*Exercise requirements:*
Every line below that contains "diagram" is to be copied.

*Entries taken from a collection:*
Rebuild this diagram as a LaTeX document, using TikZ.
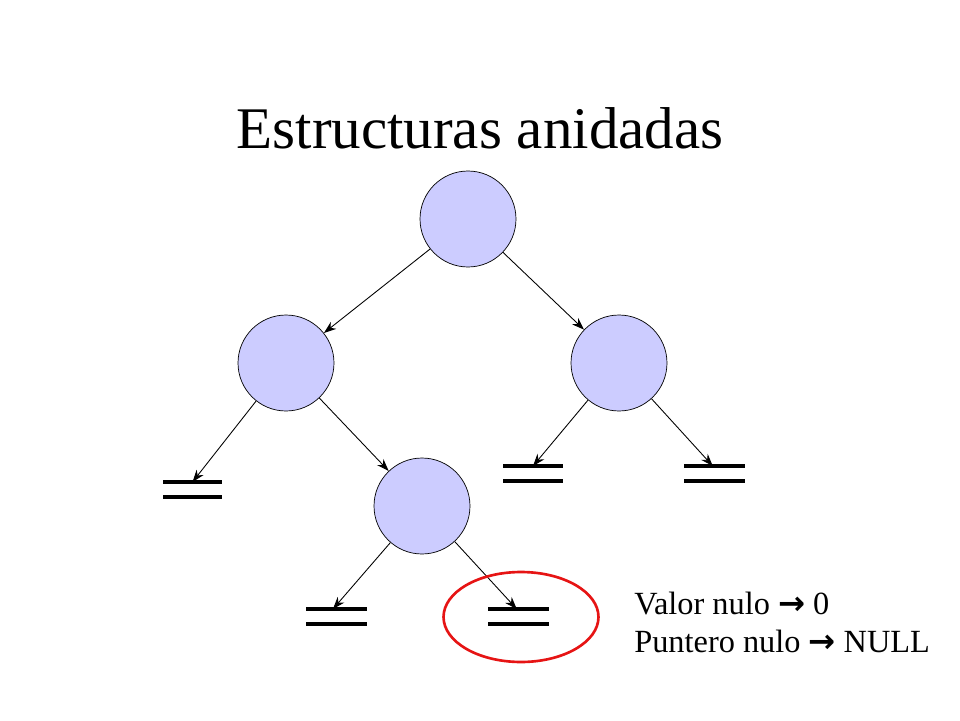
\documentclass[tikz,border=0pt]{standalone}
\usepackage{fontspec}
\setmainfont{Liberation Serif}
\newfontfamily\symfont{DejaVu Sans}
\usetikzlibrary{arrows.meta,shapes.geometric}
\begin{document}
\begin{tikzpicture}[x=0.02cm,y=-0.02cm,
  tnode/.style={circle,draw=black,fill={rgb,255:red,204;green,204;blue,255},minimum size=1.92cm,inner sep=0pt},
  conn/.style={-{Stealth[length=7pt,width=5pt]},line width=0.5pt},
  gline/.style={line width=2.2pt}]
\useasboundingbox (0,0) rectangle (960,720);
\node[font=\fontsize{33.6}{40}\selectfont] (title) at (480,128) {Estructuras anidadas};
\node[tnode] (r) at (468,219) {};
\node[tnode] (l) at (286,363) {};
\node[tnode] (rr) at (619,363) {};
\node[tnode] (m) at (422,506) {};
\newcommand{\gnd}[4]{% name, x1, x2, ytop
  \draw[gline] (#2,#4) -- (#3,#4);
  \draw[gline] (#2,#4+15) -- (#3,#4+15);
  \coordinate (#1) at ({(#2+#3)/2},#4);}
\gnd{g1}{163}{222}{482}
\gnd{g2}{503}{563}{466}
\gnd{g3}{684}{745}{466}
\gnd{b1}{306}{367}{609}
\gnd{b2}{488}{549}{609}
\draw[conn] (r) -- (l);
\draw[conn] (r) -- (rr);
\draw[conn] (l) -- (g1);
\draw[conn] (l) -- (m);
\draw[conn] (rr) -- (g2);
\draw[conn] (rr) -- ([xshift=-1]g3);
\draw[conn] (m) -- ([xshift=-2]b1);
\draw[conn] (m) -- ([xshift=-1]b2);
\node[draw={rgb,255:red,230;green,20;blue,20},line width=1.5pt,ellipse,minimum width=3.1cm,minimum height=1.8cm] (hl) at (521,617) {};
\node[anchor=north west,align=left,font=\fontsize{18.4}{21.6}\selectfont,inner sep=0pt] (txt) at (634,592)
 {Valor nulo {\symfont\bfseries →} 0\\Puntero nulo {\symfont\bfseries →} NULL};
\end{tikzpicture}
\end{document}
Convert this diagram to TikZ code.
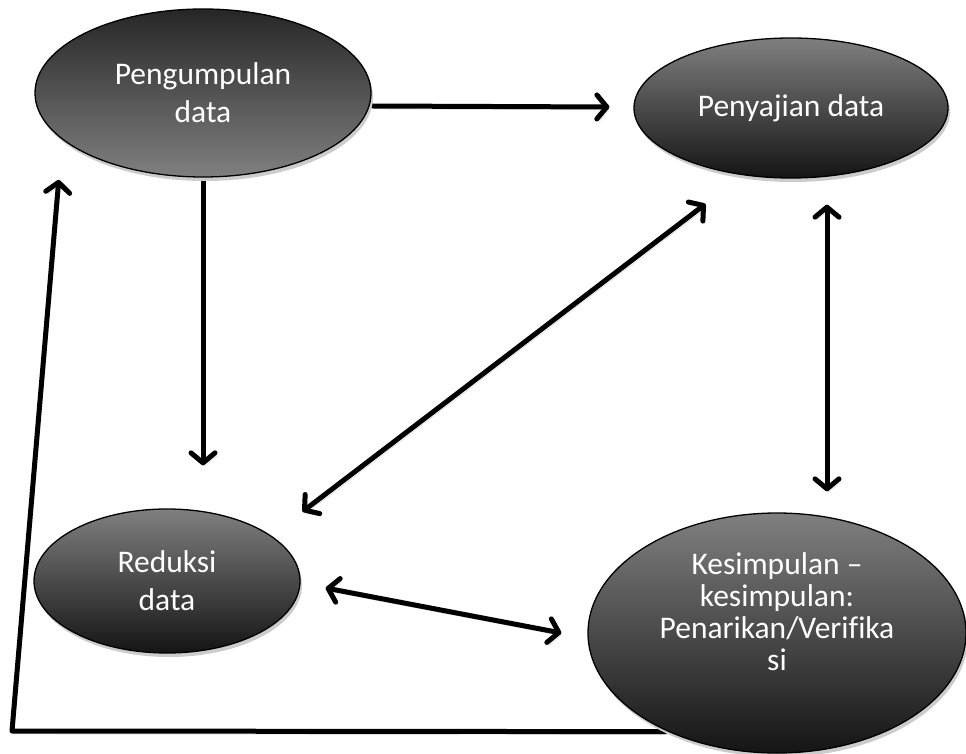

*Answer below:*
Rebuild this diagram as a LaTeX document, using TikZ.
Convert this diagram to TikZ code.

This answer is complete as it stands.